Chemistry, Analytical|Engineering, Materials Science




Chapter 1 reviews laser ablation in analytical atomic spectrometry. Laser ablation is categorized into two functions: one is used as a sample introduction method, the other function is used as a microprobe analysis method. Both fundamental and applicational aspects are reviewed with the citations of related papers. This chapter also serves as an introduction to the work which is described in chapter 2 and chapter 3 as laser ablation is a relatively new research area for the research group.^ In chapter 2, instrumentation for excimer (308nm) laser ablation of samples was coupled with a microwave induced plasma (MLP), and evaluated for its potential as an approach to solid sampling for atomic emission spectrometry. Operating parameters were optimized, and the effects of laser repetition rate and number of laser shots on the emission signal were investigated. The UV excimer laser removed more material than would be expected of an infrared laser of similar energy.
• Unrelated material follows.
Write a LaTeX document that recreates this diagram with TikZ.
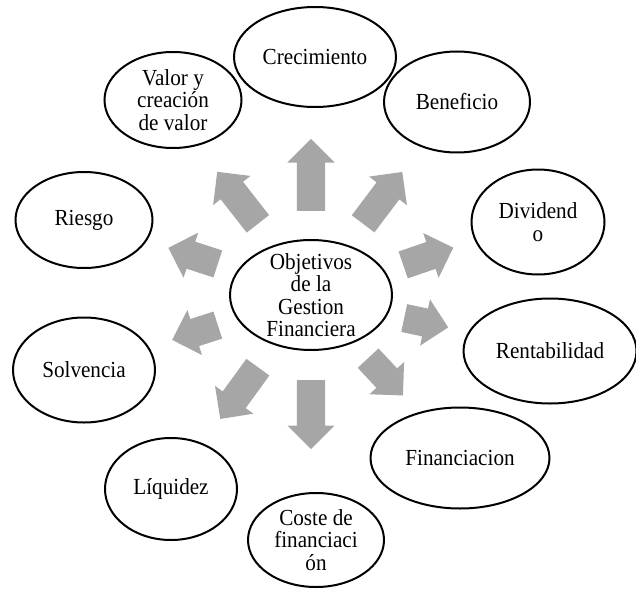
\documentclass[tikz,border=0pt]{standalone}
\usepackage{fontspec}
\setmainfont{Liberation Serif}[FakeStretch=0.92]
\usetikzlibrary{shapes.geometric,shapes.arrows}
\definecolor{gris}{HTML}{A6A6A6}

\begin{document}
\begin{tikzpicture}[x=1pt, y=-1pt,
  elipse/.style 2 args={ellipse, draw, line width=2pt, inner sep=0pt, minimum width=#1, minimum height=#2},
  texto/.style={align=center, font=\fontsize{23}{22.5}\selectfont},
  bloque/.style={single arrow, fill=gris, inner xsep=0pt, inner ysep=14pt, anchor=tail,
    single arrow head extend=9.5pt, single arrow tip angle=90}]
  \useasboundingbox (0,0) rectangle (636,588);
  % objetivo central
  \node[elipse={162}{110}, label={[texto]center:Objetivos\\de la\\Gestion\\Financiera}] (obj) at (311,295) {};
  % objetivos alrededor
  \node[elipse={162}{100}, label={[texto]center:Crecimiento}] (crec) at (315,57) {};
  \node[elipse={146}{101}, label={[texto]center:Beneficio}] (bene) at (457,102) {};
  \node[elipse={133}{105}, label={[texto]center:Dividend\\o}] (divi) at (538,222) {};
  \node[elipse={173}{105}, label={[texto]center:Rentabilidad}] (rent) at (550,351) {};
  \node[elipse={179}{101}, label={[texto]center:Financiacion}] (fina) at (460,458) {};
  \node[elipse={136}{94}, label={[texto]center:Coste de\\financiaci\\ón}] (cost) at (316,540) {};
  \node[elipse={132}{102}, label={[texto]center:Líquidez}] (liqu) at (171,489) {};
  \node[elipse={142}{105}, label={[texto]center:Solvencia}] (solv) at (84,370) {};
  \node[elipse={137}{96}, label={[texto]center:Riesgo}] (ries) at (84,220) {};
  \node[elipse={137}{96}, label={[texto]center:Valor y\\creación\\de valor}] (valo) at (173,100) {};
  % flechas grises (desde la base)
  \foreach \n/\x/\y/\a/\l in {1/311/211/90/72, 2/363/224/53/65, 3/403/265/19/53,
      4/404/318/-12/45, 5/368/358/-47/51, 6/311/380/-90/69, 7/258/367/234/64,
      8/218/325/198/48, 9/218/264/162/52, 10/258/224/128/66}{
    \node[bloque, rotate=\a, minimum height=\l] (fl\n) at (\x,\y) {};
  }
\end{tikzpicture}
\end{document}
The chromium detection limit in the solid steel sample was estimated to be about 500 $\mu$g/g.^ In chapter 3, a wavelength tunable optical parametric oscillator (OPO) laser was used to ablate a steel sample into the same apparatus described in chapter 2. The emission signal for the elements was selectively enhanced when the ablation wavelength was tuned to be in resonance with any atomic transition of that element. This was the first report of the observation of resonant ablation by use of optical detection, as prior reports of resonant ablation have used mass spectrometric detectors.^ Chapter 4 reviews the publications in laser excited atomic fluorescence spectrometry in recent eight years. The focus of the review is on recent development on new instruments and applications of this technique.^ Chapter 5 studies the determination of tin in nickel-based alloys with laser excited atomic fluorescence in a graphite furnace. Zeeman electrothermal atomizer atomic absorption spectrometry and inductively coupled plasma mass spectrometry methods were also used. The laser excited atomic fluorescence method turned out to be as accurate as the other techniques. The atomic fluorescence method was simple to develop and did not need a sophisticated background correction technique to do the analyses. ^